People believe that feudalism and slavery are, for the most part, a thing of the past. We’re living under both of those systems but under different names. Instead of being serfs we’re called citizens. Instead of barons, lords, and other royal titles we have sheriff’s, city councils, and other bureaucratic titles. Much like the slaves of the South, we must rent our freedom. We can’t own land, we can only rent it. If we fail to pay our rent on either our freedom or our land one of the royal slave catchers will find us and kidnap us so that a royal judge can decide how best to punish us.

The United States isn’t the freest country on Earth. In fact, it’s one of the more draconian countries because it not only has ridiculous high rents but also because those rents are enforced by a ruthlessly efficient government.

3 thoughts on “Renting Freedom”

  1. We can’t own land, we can only rent it.

    So true. My wife and I were careful to purchase a home in an area without a homeowners’ association, but the city government has its tentacles in everything. A few months ago we got a letter whining about a tiny patch of weeds in the corner of our property. It explicitly threatened to put a lien on our house unless we fixed this terrible problem pronto.

    Then you’ve got eminent domain to think about, and thanks to the assholes in the Supreme Court, the government is free to take any property they like and give it to a favored crony (at a “fair market price” set the same shitheads who stole it).

    And you’ve got the world’s highest incarceration rate, which in and of itself makes a complete mockery of any claim that the U.S. is “free”.

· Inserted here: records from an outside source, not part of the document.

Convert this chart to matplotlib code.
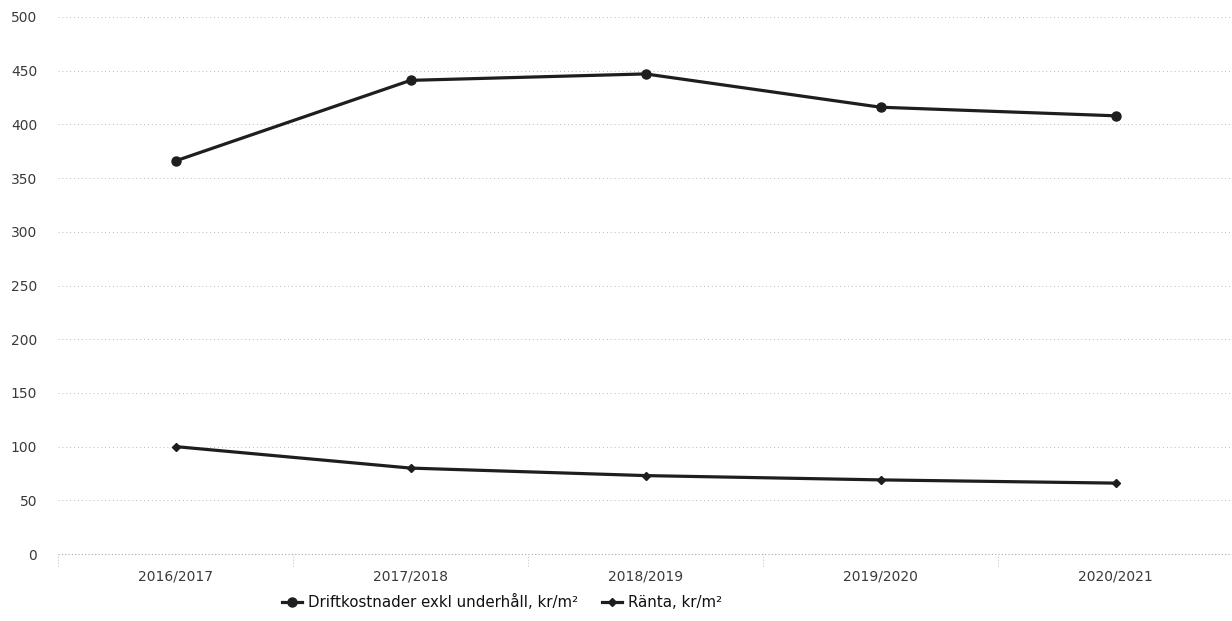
import matplotlib
matplotlib.use("Agg")
import matplotlib.pyplot as plt

# values
years = ["2016/2017", "2017/2018", "2018/2019", "2019/2020", "2020/2021"]
driftkostnader = [366, 441, 447, 416, 408]
ranta = [100, 80, 73, 69, 66]
y_ticks = [0, 50, 100, 150, 200, 250, 300, 350, 400, 450, 500]

plt.rcParams["font.family"] = ["DejaVu Sans"]

fig = plt.figure(figsize=(12.32, 6.21), dpi=100)
ax = fig.add_axes([58 / 1232, 1 - 554 / 621, 1175 / 1232, 537 / 621])

x = list(range(len(years)))
ax.plot(x, driftkostnader, color="#1e1e1e", linewidth=2.3, marker="o",
        markersize=6.5, label="Driftkostnader exkl underhåll, kr/m²", zorder=3)
ax.plot(x, ranta, color="#1e1e1e", linewidth=2.3, marker="D",
        markersize=4.5, label="Ränta, kr/m²", zorder=3)

ax.set_xlim(-0.5, len(years) - 0.5)
ax.set_ylim(0, 500)
ax.set_yticks(y_ticks)
ax.set_xticks(x)
ax.set_xticklabels(years)
ax.tick_params(axis="both", length=0, labelsize=10, colors="#3a3a3a")
ax.tick_params(axis="y", pad=15)
ax.tick_params(axis="x", pad=11)

for s in ax.spines.values():
    s.set_visible(False)
ax.grid(axis="y", color="#b8b8b8", linestyle=(0, (1, 3)), linewidth=0.7)
ax.axhline(0, color="#a8a8a8", linestyle=(0, (1, 2)), linewidth=0.8, clip_on=False)
ax.set_axisbelow(True)

# category separators under the axis
bounds = [i - 0.5 for i in range(len(years) + 1)]
ax.vlines(bounds, -0.022, 0, transform=ax.get_xaxis_transform(),
          colors="#b8b8b8", linestyles=(0, (1, 2)), linewidth=0.7, clip_on=False)

fig.legend(loc="center", bbox_to_anchor=(502 / 1232, 1 - 602 / 621), ncol=2,
           frameon=False, fontsize=10.8, handlelength=1.3, handletextpad=0.4,
           columnspacing=1.6, borderpad=0, labelcolor="#111111")

fig.savefig("out.png", dpi=100)
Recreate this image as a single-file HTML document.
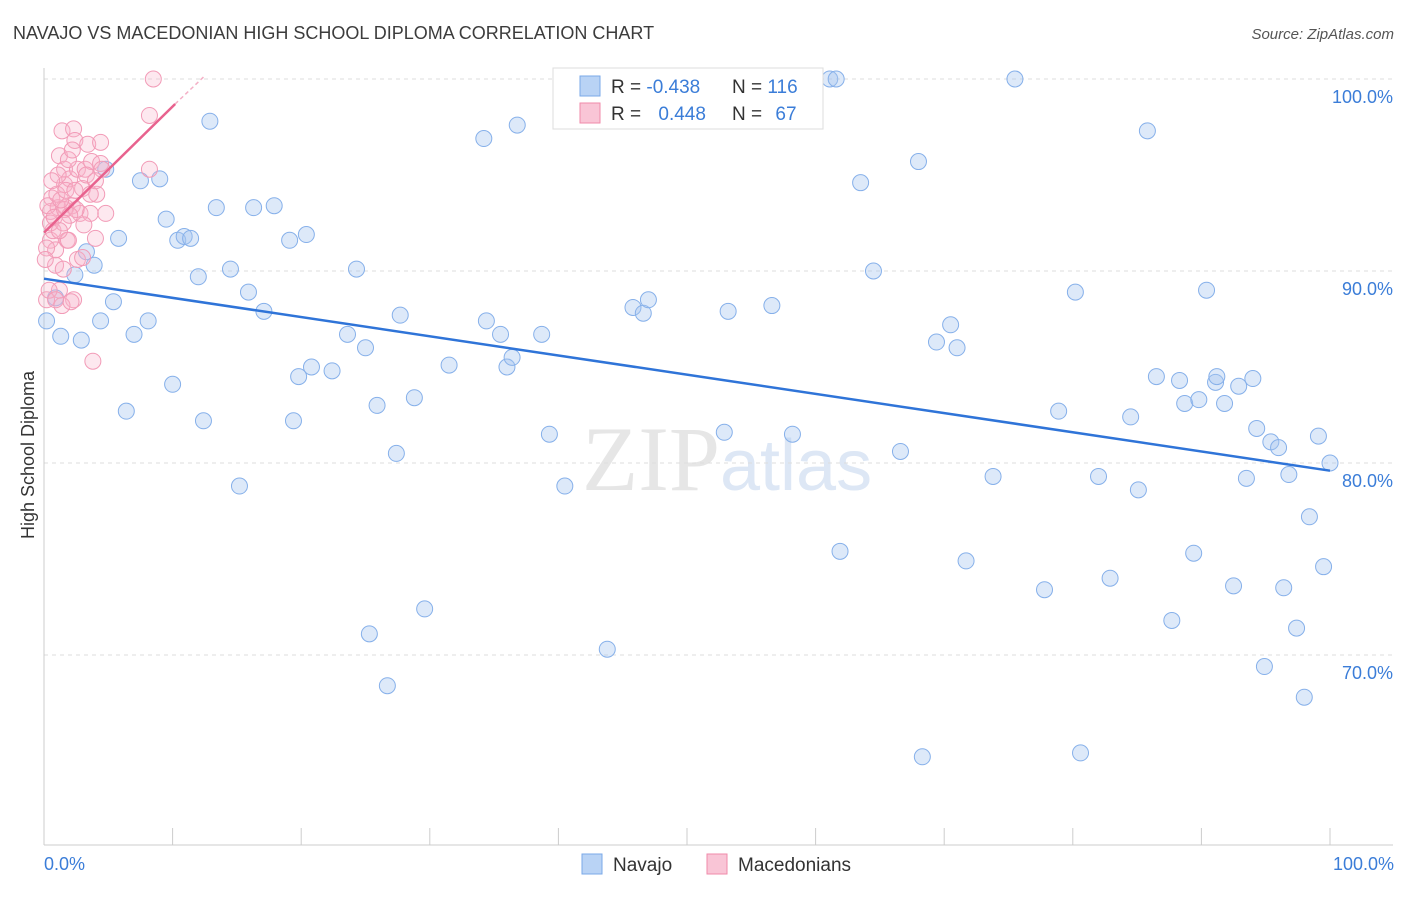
<!DOCTYPE html>
<html><head><meta charset="utf-8"><style>
body{margin:0;background:#fff;font-family:"Liberation Sans",sans-serif;}
</style></head><body>
<svg id="c" width="1406" height="892" xmlns="http://www.w3.org/2000/svg">
<text x="13" y="39" font-size="18" fill="#3c3c3c">NAVAJO VS MACEDONIAN HIGH SCHOOL DIPLOMA CORRELATION CHART</text>
<text x="1394" y="39" font-size="15" fill="#555" font-style="italic" text-anchor="end">Source: ZipAtlas.com</text>
<text x="0" y="0" font-size="18" fill="#333" transform="translate(34,455) rotate(-90)" text-anchor="middle">High School Diploma</text>
<text x="720" y="490" font-size="92" fill="#e6e6e6" text-anchor="end" font-family="Liberation Serif,serif">ZIP</text>
<text x="720" y="490" font-size="72" fill="#dde7f5">atlas</text>
<g id="grid"></g><g id="pts"></g><g id="lines"></g>
<g>
<rect x="553" y="68" width="270" height="61" fill="#fff" stroke="#ddd"/>
<rect x="580" y="76" width="20" height="20" fill="#b9d3f5" stroke="#7aa8e8"/>
<rect x="580" y="103" width="20" height="20" fill="#f9c5d6" stroke="#f08aaa"/>
<text x="611" y="93" font-size="19" fill="#333">R = <tspan fill="#3b7dd8">-0.438</tspan></text>
<text x="732" y="93" font-size="19" fill="#333">N = <tspan fill="#3b7dd8">116</tspan></text>
<text x="611" y="120" font-size="19" fill="#333">R = <tspan fill="#3b7dd8" dx="12">0.448</tspan></text>
<text x="732" y="120" font-size="19" fill="#333">N = <tspan fill="#3b7dd8" dx="8">67</tspan></text>
</g>
<g>
<rect x="582" y="854" width="20" height="20" fill="#b9d3f5" stroke="#7aa8e8"/>
<text x="613" y="871" font-size="19" fill="#333">Navajo</text>
<rect x="707" y="854" width="20" height="20" fill="#f9c5d6" stroke="#f08aaa"/>
<text x="738" y="871" font-size="19" fill="#333">Macedonians</text>
</g>
<text x="44" y="870" font-size="18" fill="#3b7dd8">0.0%</text>
<text x="1394" y="870" font-size="18" fill="#3b7dd8" text-anchor="end">100.0%</text>
</svg>
<script>
const yTicks=[100,90,80,70];
const yTickLabels=["100.0%","90.0%","80.0%","70.0%"];
const xTicks=[0,10,20,30,40,50,60,70,80,90,100];
const navajoX=[0.9,1.3,2.4,2.9,3.3,3.9,4.4,4.8,5.4,5.8,6.4,7.0,7.5,8.1,9.0,9.5,10.0,10.4,10.9,11.4,12.0,12.4,12.9,13.4,14.5,15.2,15.9,16.3,17.1,17.9,19.1,19.4,19.8,20.4,20.8,22.4,23.6,24.3,25.0,25.3,25.9,26.7,27.4,27.7,28.8,29.6,31.5,34.2,34.4,35.5,36.0,36.4,36.8,38.7,39.3,40.5,43.8,45.8,46.6,47.0,52.5,52.9,53.2,56.6,58.2,61.1,61.6,61.9,63.5,64.5,66.6,68.0,69.4,70.5,71.0,71.7,73.8,75.5,77.8,78.9,80.2,80.6,82.0,82.9,84.5,85.1,85.8,86.5,87.7,88.3,88.7,89.4,89.8,90.4,91.1,91.2,91.8,92.5,92.9,93.5,94.0,94.3,94.9,95.4,96.0,96.4,96.8,97.4,98.0,98.4,99.1,99.5,100,68.3,0.2];
const navajoY=[88.6,86.6,89.8,86.4,91.0,90.3,87.4,95.3,88.4,91.7,82.7,86.7,94.7,87.4,94.8,92.7,84.1,91.6,91.8,91.7,89.7,82.2,97.8,93.3,90.1,78.8,88.9,93.3,87.9,93.4,91.6,82.2,84.5,91.9,85.0,84.8,86.7,90.1,86.0,71.1,83.0,68.4,80.5,87.7,83.4,72.4,85.1,96.9,87.4,86.7,85.0,85.5,97.6,86.7,81.5,78.8,70.3,88.1,87.8,88.5,100,81.6,87.9,88.2,81.5,100,100,75.4,94.6,90.0,80.6,95.7,86.3,87.2,86.0,74.9,79.3,100,73.4,82.7,88.9,64.9,79.3,74.0,82.4,78.6,97.3,84.5,71.8,84.3,83.1,75.3,83.3,89.0,84.2,84.5,83.1,73.6,84.0,79.2,84.4,81.8,69.4,81.1,80.8,73.5,79.4,71.4,67.8,77.2,81.4,74.6,80.0,64.7,87.4];
const macedX=[0.2,0.5,0.5,0.6,0.7,0.9,0.9,1.1,1.2,1.4,1.5,1.6,1.6,1.7,1.8,2.0,2.2,2.3,2.3,2.4,2.6,2.6,2.8,3.0,3.2,3.4,3.6,3.7,3.8,4.0,4.1,4.4,4.4,4.5,4.8,8.2,8.2,8.5,0.3,0.5,0.8,1.0,1.2,1.4,1.6,1.9,2.1,2.5,3.0,3.6,1.9,1.1,0.2,0.4,0.6,1.3,1.7,2.0,2.2,3.1,3.3,1.5,0.9,0.1,1.2,2.4,4.0];
const macedY=[88.5,91.6,93.1,93.8,92.1,90.3,91.1,93.3,96.0,97.3,90.1,95.3,94.5,93.3,91.6,94.8,93.4,88.5,97.4,96.8,95.3,90.6,93.0,94.3,95.3,96.6,93.0,95.7,85.3,91.7,94.0,96.7,95.6,95.3,93.0,95.3,98.1,100,93.4,92.5,92.8,94.0,89.0,88.2,93.2,91.6,88.4,93.2,90.7,94.0,95.8,95.0,91.2,89.0,94.7,93.7,94.2,92.9,96.3,92.4,95.0,92.5,88.5,90.6,92.1,94.2,94.7];
const navajoTrend=[[0,89.6],[100,79.6]];
const macedTrend=[[0,92.0],[10.2,98.7]];
const macedTrendExt=[[10.2,98.7],[12.4,100.1]];
const X=v=>44+v*12.86, Y=v=>79+(100-v)*19.2;
const NS="http://www.w3.org/2000/svg";
function mk(tag,attrs,parent){const e=document.createElementNS(NS,tag);for(const k in attrs)e.setAttribute(k,attrs[k]);parent.appendChild(e);return e;}
const g=document.getElementById('grid');
yTicks.forEach((t,i)=>{
 const l=mk('line',{x1:44,x2:1393,y1:Y(t),y2:Y(t),stroke:'#ddd','stroke-dasharray':'4,4'},g);
 
 
 const tx=mk('text',{x:1393,y:Y(t)+24,'font-size':18,fill:'#3b7dd8','text-anchor':'end'},g);
 tx.textContent=yTickLabels[i];
 
 
});
const ax=mk('line',{x1:44,x2:1393,y1:845,y2:845,stroke:'#ccc'},g);


const ay=mk('line',{x1:44,x2:44,y1:68,y2:845,stroke:'#ccc'},g);


xTicks.forEach(t=>{
 const l=mk('line',{x1:X(t),x2:X(t),y1:828,y2:845,stroke:'#ccc'},g);
 
 
});
const p=document.getElementById('pts');
navajoX.forEach((x,i)=>{
 const c=mk('circle',{cx:X(x),cy:Y(navajoY[i]),r:8,fill:'rgba(165,198,240,0.38)',stroke:'#86b0ea','stroke-width':1},p);
 
 
});
macedX.forEach((x,i)=>{
 const c=mk('circle',{cx:X(x),cy:Y(macedY[i]),r:8,fill:'rgba(247,180,202,0.3)',stroke:'#f29bb7','stroke-width':1},p);
 
 
});
const L=document.getElementById('lines');
const l1=mk('line',{x1:X(navajoTrend[0][0]),y1:Y(navajoTrend[0][1]),x2:X(navajoTrend[1][0]),y2:Y(navajoTrend[1][1]),stroke:'#2f74d8','stroke-width':2.5},L);


const l2=mk('line',{x1:X(macedTrend[0][0]),y1:Y(macedTrend[0][1]),x2:X(macedTrend[1][0]),y2:Y(macedTrend[1][1]),stroke:'#e8628e','stroke-width':2.5},L);


const l3=mk('line',{x1:X(macedTrendExt[0][0]),y1:Y(macedTrendExt[0][1]),x2:X(macedTrendExt[1][0]),y2:Y(macedTrendExt[1][1]),stroke:'#f4b0c6','stroke-width':1.5,'stroke-dasharray':'4,3'},L);


</script>
</body></html>
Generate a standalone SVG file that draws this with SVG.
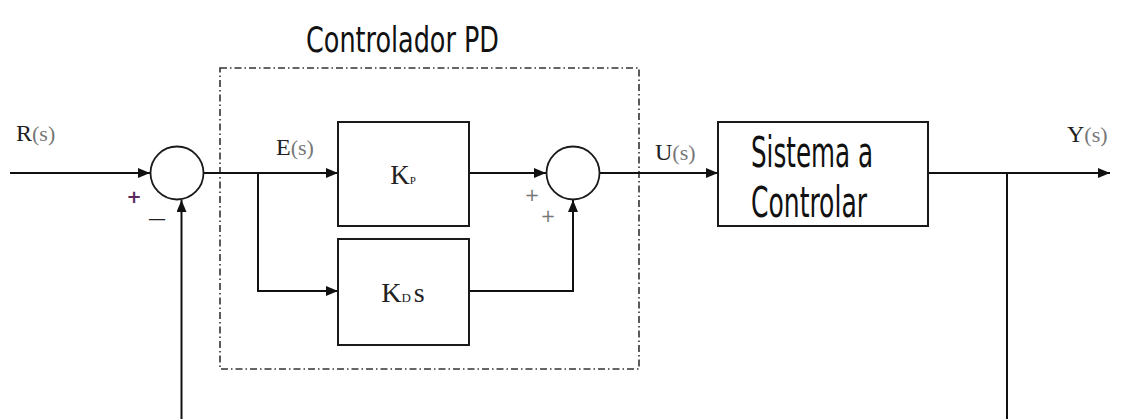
<svg xmlns="http://www.w3.org/2000/svg" width="1121" height="419" viewBox="0 0 1121 419">
<style>
.ln{stroke:#111;stroke-width:2;fill:none}
.box{fill:#fff;stroke:#1a1a1a;stroke-width:2}
.sum{fill:#fff;stroke:#1a1a1a;stroke-width:1.8}
.sig{font-family:"Liberation Serif",serif;font-size:24px;fill:#222}
.par{fill:#777;font-size:22px}
.cond{font-family:"DejaVu Sans Condensed","DejaVu Sans",sans-serif;fill:#111}
.gain{font-family:"Liberation Serif",serif;fill:#222}
.pl{font-family:"DejaVu Sans",sans-serif;font-size:18px}
.dash{fill:none;stroke:#333;stroke-width:1.6;stroke-dasharray:7 3 1.5 3}
</style>
<defs>
<marker id="ah" viewBox="0 0 12 10" refX="12" refY="5" markerWidth="12" markerHeight="10" markerUnits="userSpaceOnUse" orient="auto">
<path d="M0,0 L12,5 L0,10 z" fill="#111"/>
</marker>
</defs>
<rect width="1121" height="419" fill="#fff"/>

<g id="pd-controller">
<rect class="dash" x="220" y="68" width="419" height="301"/>
<text class="cond" x="306" y="52" font-size="36" textLength="193" lengthAdjust="spacingAndGlyphs">Controlador PD</text>
</g>

<g id="connectors">
<path class="ln" d="M10,173 H150" marker-end="url(#ah)"/>
<path class="ln" d="M204,173 H338" marker-end="url(#ah)"/>
<path class="ln" d="M258,173 V291 H338" marker-end="url(#ah)"/>
<path class="ln" d="M469,173 H546" marker-end="url(#ah)"/>
<path class="ln" d="M469,291 H573 V200" marker-end="url(#ah)"/>
<path class="ln" d="M600,173 H718" marker-end="url(#ah)"/>
<path class="ln" d="M928,173 H1110" marker-end="url(#ah)"/>
<path class="ln" d="M1007,173 V419"/>
<path class="ln" d="M181.5,419 V200" marker-end="url(#ah)"/>
</g>

<g id="sum1">
<circle class="sum" cx="177" cy="173" r="26.5"/>
<text class="pl" x="134" y="203" text-anchor="middle" fill="#5a2a5a" font-weight="bold">+</text>
<text class="pl" x="157" y="224" text-anchor="middle" fill="#222">—</text>
</g>

<g id="kp">
<rect class="box" x="338" y="122" width="131" height="104"/>
<text class="gain" x="403" y="184" text-anchor="middle" font-size="27">K<tspan font-size="11">P</tspan></text>
</g>

<g id="kd">
<rect class="box" x="338" y="239" width="131" height="106"/>
<text class="gain" x="403" y="302" text-anchor="middle" font-size="28">K<tspan font-size="13">D</tspan><tspan dx="3">s</tspan></text>
</g>

<g id="sum2">
<circle class="sum" cx="573" cy="173" r="26.5"/>
<text class="pl" x="532" y="201" text-anchor="middle" fill="#777">+</text>
<text class="pl" x="548" y="222" text-anchor="middle" fill="#777">+</text>
</g>

<g id="plant">
<rect class="box" x="718" y="122" width="210" height="104"/>
<text class="cond" x="751" y="167" font-size="42" textLength="122" lengthAdjust="spacingAndGlyphs">Sistema a</text>
<text class="cond" x="751" y="217" font-size="42" textLength="116" lengthAdjust="spacingAndGlyphs">Controlar</text>
</g>

<g id="labels">
<text class="sig" x="16" y="141">R<tspan class="par">(s)</tspan></text>
<text class="sig" x="276" y="155">E<tspan class="par">(s)</tspan></text>
<text class="sig" x="655" y="160">U<tspan class="par">(s)</tspan></text>
<text class="sig" x="1067" y="142">Y<tspan class="par">(s)</tspan></text>
</g>
</svg>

    And don’t get me started on seizure and forfeiture which directly incentivize theft on the part of cops and make it a near practical impossibility for innocents to recover their stolen property.

    We don’t have the corruption that countries like Mexico have, where you pay a bribe routinely to grease the wheels. We’ve got something worse: everything done by the book, which is absolutely replete with penalties for trying to live your own life rather than consenting to let the government run it for you.

  2. At least you didn’t build a wind turbine on “your” property!

    Or, heaven forbid, comply with the bullshit requirement to take down my wind turbine, but fail to remove the foundation. Those foundations can cause a lot of trouble, you know: a high wind comes up, and it blows right into the neighbor’s property, possibly destroying his house! We must rid the world of the menace of foundations! Thank God we have governments to ensure that this vital duty is not shirked.